▶ [Source material]:
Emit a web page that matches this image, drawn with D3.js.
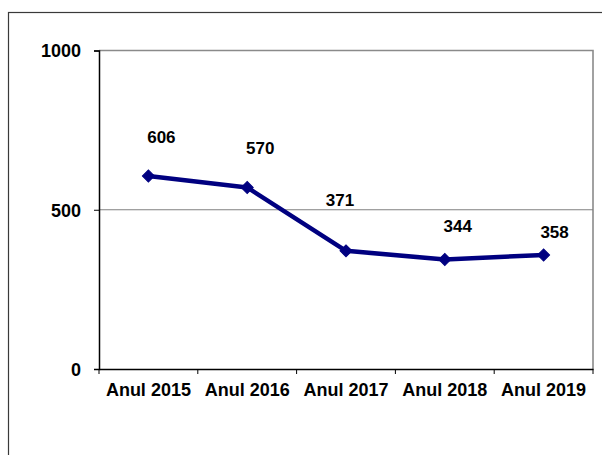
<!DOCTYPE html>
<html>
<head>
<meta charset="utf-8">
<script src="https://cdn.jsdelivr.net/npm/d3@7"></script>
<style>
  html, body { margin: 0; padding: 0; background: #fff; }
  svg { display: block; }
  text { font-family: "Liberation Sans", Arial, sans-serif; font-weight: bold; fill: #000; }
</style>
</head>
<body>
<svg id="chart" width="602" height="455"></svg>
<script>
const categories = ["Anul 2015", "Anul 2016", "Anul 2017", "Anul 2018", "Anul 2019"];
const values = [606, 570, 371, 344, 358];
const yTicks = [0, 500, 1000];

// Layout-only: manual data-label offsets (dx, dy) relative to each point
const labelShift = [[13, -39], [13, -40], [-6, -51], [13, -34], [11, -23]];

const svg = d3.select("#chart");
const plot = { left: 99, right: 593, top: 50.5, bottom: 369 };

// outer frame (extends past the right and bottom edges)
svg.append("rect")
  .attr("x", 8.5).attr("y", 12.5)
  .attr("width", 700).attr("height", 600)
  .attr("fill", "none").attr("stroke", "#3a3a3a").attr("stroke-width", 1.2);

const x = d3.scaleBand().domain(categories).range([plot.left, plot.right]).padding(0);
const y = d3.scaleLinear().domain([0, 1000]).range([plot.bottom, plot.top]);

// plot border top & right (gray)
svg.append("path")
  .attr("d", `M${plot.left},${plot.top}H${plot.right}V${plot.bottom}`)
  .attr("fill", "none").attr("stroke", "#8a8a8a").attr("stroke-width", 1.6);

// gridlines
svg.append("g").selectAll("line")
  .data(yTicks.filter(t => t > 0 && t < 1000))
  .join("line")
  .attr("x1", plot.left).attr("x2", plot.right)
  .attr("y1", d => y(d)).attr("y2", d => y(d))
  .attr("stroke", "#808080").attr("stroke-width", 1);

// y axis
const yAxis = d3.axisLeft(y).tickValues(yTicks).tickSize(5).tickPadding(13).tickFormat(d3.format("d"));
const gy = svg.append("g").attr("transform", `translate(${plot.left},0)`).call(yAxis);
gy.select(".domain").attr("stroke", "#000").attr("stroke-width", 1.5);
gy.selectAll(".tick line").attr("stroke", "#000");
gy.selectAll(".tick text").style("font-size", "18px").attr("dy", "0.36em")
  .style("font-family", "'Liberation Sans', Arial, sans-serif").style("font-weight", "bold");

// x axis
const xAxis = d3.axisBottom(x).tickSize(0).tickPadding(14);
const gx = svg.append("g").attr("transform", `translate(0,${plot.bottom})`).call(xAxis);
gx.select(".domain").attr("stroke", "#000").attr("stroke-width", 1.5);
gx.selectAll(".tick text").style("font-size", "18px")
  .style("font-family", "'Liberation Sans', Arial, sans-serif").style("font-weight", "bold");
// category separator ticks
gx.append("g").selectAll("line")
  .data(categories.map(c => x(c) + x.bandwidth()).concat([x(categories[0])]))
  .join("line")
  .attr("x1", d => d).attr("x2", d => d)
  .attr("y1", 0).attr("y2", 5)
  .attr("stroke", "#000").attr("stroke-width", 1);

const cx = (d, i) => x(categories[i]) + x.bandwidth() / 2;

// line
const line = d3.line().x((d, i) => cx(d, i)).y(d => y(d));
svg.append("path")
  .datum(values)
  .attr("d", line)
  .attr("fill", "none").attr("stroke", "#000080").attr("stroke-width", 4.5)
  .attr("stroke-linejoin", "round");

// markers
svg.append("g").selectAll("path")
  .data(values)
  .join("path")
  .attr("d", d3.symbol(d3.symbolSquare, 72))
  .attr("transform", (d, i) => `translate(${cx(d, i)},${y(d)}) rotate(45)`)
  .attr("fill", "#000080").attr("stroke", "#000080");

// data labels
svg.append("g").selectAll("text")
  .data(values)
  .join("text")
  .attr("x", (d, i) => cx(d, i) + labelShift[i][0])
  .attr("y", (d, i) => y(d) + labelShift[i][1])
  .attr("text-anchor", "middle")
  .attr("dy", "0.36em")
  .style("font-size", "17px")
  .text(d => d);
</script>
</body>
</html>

▶ [Job]:
Repeat the data exactly in full, omitting its pictures.

▶ [Exercise response]:
Emit a web page that matches this image, drawn with D3.js.
<!DOCTYPE html>
<html>
<head>
<meta charset="utf-8">
<script src="https://cdn.jsdelivr.net/npm/d3@7"></script>
<style>
  html, body { margin: 0; padding: 0; background: #fff; }
  svg { display: block; }
  text { font-family: "Liberation Sans", Arial, sans-serif; font-weight: bold; fill: #000; }
</style>
</head>
<body>
<svg id="chart" width="602" height="455"></svg>
<script>
const categories = ["Anul 2015", "Anul 2016", "Anul 2017", "Anul 2018", "Anul 2019"];
const values = [606, 570, 371, 344, 358];
const yTicks = [0, 500, 1000];

// Layout-only: manual data-label offsets (dx, dy) relative to each point
const labelShift = [[13, -39], [13, -40], [-6, -51], [13, -34], [11, -23]];

const svg = d3.select("#chart");
const plot = { left: 99, right: 593, top: 50.5, bottom: 369 };

// outer frame (extends past the right and bottom edges)
svg.append("rect")
  .attr("x", 8.5).attr("y", 12.5)
  .attr("width", 700).attr("height", 600)
  .attr("fill", "none").attr("stroke", "#3a3a3a").attr("stroke-width", 1.2);

const x = d3.scaleBand().domain(categories).range([plot.left, plot.right]).padding(0);
const y = d3.scaleLinear().domain([0, 1000]).range([plot.bottom, plot.top]);

// plot border top & right (gray)
svg.append("path")
  .attr("d", `M${plot.left},${plot.top}H${plot.right}V${plot.bottom}`)
  .attr("fill", "none").attr("stroke", "#8a8a8a").attr("stroke-width", 1.6);

// gridlines
svg.append("g").selectAll("line")
  .data(yTicks.filter(t => t > 0 && t < 1000))
  .join("line")
  .attr("x1", plot.left).attr("x2", plot.right)
  .attr("y1", d => y(d)).attr("y2", d => y(d))
  .attr("stroke", "#808080").attr("stroke-width", 1);

// y axis
const yAxis = d3.axisLeft(y).tickValues(yTicks).tickSize(5).tickPadding(13).tickFormat(d3.format("d"));
const gy = svg.append("g").attr("transform", `translate(${plot.left},0)`).call(yAxis);
gy.select(".domain").attr("stroke", "#000").attr("stroke-width", 1.5);
gy.selectAll(".tick line").attr("stroke", "#000");
gy.selectAll(".tick text").style("font-size", "18px").attr("dy", "0.36em")
  .style("font-family", "'Liberation Sans', Arial, sans-serif").style("font-weight", "bold");

// x axis
const xAxis = d3.axisBottom(x).tickSize(0).tickPadding(14);
const gx = svg.append("g").attr("transform", `translate(0,${plot.bottom})`).call(xAxis);
gx.select(".domain").attr("stroke", "#000").attr("stroke-width", 1.5);
gx.selectAll(".tick text").style("font-size", "18px")
  .style("font-family", "'Liberation Sans', Arial, sans-serif").style("font-weight", "bold");
// category separator ticks
gx.append("g").selectAll("line")
  .data(categories.map(c => x(c) + x.bandwidth()).concat([x(categories[0])]))
  .join("line")
  .attr("x1", d => d).attr("x2", d => d)
  .attr("y1", 0).attr("y2", 5)
  .attr("stroke", "#000").attr("stroke-width", 1);

const cx = (d, i) => x(categories[i]) + x.bandwidth() / 2;

// line
const line = d3.line().x((d, i) => cx(d, i)).y(d => y(d));
svg.append("path")
  .datum(values)
  .attr("d", line)
  .attr("fill", "none").attr("stroke", "#000080").attr("stroke-width", 4.5)
  .attr("stroke-linejoin", "round");

// markers
svg.append("g").selectAll("path")
  .data(values)
  .join("path")
  .attr("d", d3.symbol(d3.symbolSquare, 72))
  .attr("transform", (d, i) => `translate(${cx(d, i)},${y(d)}) rotate(45)`)
  .attr("fill", "#000080").attr("stroke", "#000080");

// data labels
svg.append("g").selectAll("text")
  .data(values)
  .join("text")
  .attr("x", (d, i) => cx(d, i) + labelShift[i][0])
  .attr("y", (d, i) => y(d) + labelShift[i][1])
  .attr("text-anchor", "middle")
  .attr("dy", "0.36em")
  .style("font-size", "17px")
  .text(d => d);
</script>
</body>
</html>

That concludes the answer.